What to produce: Take the listing from its first line through the line that contains "const W = 793, H = 650;" and please retype those lines exactly, leaving out the pictures.

Data:
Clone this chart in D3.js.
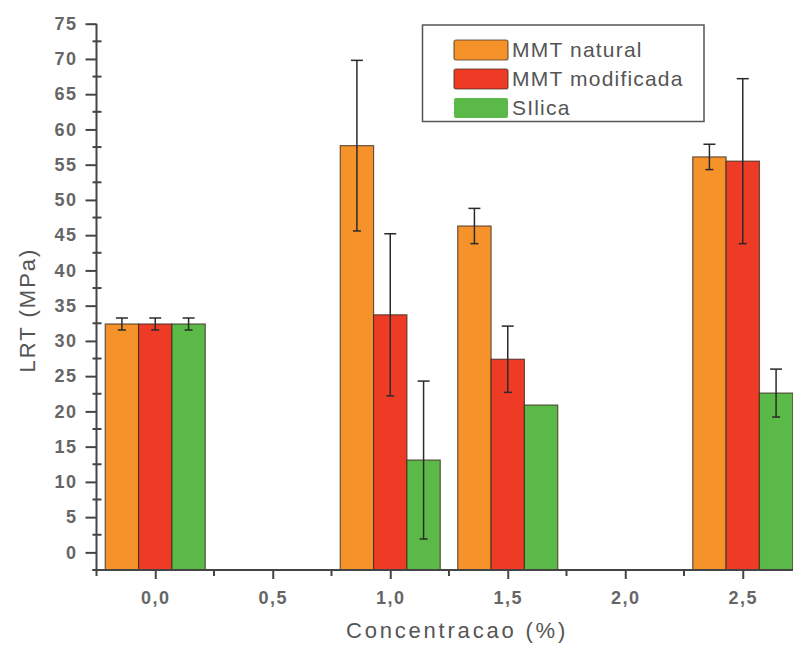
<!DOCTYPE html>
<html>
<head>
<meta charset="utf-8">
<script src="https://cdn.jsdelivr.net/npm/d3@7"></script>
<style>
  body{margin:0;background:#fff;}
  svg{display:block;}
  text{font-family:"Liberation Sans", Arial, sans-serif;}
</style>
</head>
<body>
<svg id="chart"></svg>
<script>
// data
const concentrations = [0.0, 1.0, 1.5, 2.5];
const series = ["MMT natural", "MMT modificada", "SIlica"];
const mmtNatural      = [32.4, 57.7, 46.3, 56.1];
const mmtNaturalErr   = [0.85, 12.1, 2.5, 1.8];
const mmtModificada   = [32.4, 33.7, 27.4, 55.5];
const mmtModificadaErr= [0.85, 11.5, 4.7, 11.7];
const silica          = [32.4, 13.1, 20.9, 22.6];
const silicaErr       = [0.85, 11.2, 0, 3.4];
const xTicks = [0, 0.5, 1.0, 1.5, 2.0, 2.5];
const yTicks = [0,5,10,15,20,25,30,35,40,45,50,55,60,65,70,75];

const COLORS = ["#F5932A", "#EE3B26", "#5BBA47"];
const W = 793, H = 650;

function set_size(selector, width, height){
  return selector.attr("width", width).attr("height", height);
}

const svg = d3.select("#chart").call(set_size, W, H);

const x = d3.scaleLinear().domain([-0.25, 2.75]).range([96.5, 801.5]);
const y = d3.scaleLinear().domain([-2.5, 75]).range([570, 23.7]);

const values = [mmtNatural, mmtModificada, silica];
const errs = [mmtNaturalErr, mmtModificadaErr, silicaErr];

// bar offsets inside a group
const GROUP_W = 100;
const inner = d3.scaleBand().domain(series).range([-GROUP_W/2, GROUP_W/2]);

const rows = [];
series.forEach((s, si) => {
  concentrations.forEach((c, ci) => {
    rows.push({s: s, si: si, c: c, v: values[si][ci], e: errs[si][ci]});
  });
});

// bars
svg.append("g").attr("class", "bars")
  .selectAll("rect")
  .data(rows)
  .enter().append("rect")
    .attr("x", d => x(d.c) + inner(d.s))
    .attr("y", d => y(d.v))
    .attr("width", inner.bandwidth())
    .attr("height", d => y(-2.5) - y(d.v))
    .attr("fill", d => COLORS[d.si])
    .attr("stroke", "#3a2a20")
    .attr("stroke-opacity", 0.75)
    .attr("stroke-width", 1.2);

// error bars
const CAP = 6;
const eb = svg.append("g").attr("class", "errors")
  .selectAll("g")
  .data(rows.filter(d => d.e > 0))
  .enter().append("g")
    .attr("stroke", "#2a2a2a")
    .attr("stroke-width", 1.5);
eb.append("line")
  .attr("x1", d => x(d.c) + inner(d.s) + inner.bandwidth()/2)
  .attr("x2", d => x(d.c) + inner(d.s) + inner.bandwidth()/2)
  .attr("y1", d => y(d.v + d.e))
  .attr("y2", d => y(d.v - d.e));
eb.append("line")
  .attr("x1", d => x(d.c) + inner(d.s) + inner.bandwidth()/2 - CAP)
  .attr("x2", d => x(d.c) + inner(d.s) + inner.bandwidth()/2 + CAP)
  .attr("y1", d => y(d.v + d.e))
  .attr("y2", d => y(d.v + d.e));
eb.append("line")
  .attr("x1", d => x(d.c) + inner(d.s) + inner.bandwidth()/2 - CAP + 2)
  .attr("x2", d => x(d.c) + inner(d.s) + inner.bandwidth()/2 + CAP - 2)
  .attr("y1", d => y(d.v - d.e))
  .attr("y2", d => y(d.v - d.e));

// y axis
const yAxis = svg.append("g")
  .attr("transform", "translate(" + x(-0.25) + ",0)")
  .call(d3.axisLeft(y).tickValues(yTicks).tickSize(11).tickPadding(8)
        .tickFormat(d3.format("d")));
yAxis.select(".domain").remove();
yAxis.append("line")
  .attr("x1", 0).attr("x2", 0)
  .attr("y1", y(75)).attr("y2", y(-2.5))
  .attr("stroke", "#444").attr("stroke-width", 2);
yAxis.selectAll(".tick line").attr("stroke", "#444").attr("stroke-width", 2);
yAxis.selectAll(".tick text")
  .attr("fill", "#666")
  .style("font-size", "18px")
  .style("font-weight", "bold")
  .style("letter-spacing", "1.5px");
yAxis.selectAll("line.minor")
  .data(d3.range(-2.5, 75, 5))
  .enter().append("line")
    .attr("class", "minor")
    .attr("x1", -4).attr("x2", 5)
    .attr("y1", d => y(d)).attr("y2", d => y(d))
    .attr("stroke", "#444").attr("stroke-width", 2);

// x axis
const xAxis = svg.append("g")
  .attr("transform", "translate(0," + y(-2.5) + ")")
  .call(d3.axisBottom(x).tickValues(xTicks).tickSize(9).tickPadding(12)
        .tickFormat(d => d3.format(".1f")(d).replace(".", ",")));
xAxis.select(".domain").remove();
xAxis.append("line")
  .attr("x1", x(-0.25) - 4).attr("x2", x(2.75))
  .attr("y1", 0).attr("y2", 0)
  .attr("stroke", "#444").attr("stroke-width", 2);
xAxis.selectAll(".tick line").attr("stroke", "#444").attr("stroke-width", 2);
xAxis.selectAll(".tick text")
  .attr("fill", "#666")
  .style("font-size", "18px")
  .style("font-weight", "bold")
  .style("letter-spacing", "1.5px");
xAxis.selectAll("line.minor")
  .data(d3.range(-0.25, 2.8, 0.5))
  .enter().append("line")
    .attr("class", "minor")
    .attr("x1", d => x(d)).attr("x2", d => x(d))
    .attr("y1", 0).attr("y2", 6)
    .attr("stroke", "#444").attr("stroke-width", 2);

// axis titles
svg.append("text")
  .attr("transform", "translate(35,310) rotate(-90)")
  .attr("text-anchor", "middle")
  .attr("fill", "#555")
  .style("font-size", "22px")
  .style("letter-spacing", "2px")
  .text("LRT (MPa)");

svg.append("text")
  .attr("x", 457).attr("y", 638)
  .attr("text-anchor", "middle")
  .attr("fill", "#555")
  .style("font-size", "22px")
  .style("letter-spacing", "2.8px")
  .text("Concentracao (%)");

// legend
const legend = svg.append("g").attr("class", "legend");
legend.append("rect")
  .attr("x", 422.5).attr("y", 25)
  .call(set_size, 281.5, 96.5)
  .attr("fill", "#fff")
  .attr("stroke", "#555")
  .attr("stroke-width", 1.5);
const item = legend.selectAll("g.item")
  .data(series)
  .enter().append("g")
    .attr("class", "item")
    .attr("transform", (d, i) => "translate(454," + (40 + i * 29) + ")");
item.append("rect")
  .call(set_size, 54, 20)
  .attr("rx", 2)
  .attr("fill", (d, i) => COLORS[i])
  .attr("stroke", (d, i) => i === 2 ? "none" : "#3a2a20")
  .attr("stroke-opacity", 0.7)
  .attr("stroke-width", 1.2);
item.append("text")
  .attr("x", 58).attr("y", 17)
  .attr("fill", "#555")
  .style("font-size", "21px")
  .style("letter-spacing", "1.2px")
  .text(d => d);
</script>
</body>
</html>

Complete output:
Clone this chart in D3.js.
<!DOCTYPE html>
<html>
<head>
<meta charset="utf-8">
<script src="https://cdn.jsdelivr.net/npm/d3@7"></script>
<style>
  body{margin:0;background:#fff;}
  svg{display:block;}
  text{font-family:"Liberation Sans", Arial, sans-serif;}
</style>
</head>
<body>
<svg id="chart"></svg>
<script>
// data
const concentrations = [0.0, 1.0, 1.5, 2.5];
const series = ["MMT natural", "MMT modificada", "SIlica"];
const mmtNatural      = [32.4, 57.7, 46.3, 56.1];
const mmtNaturalErr   = [0.85, 12.1, 2.5, 1.8];
const mmtModificada   = [32.4, 33.7, 27.4, 55.5];
const mmtModificadaErr= [0.85, 11.5, 4.7, 11.7];
const silica          = [32.4, 13.1, 20.9, 22.6];
const silicaErr       = [0.85, 11.2, 0, 3.4];
const xTicks = [0, 0.5, 1.0, 1.5, 2.0, 2.5];
const yTicks = [0,5,10,15,20,25,30,35,40,45,50,55,60,65,70,75];

const COLORS = ["#F5932A", "#EE3B26", "#5BBA47"];
const W = 793, H = 650;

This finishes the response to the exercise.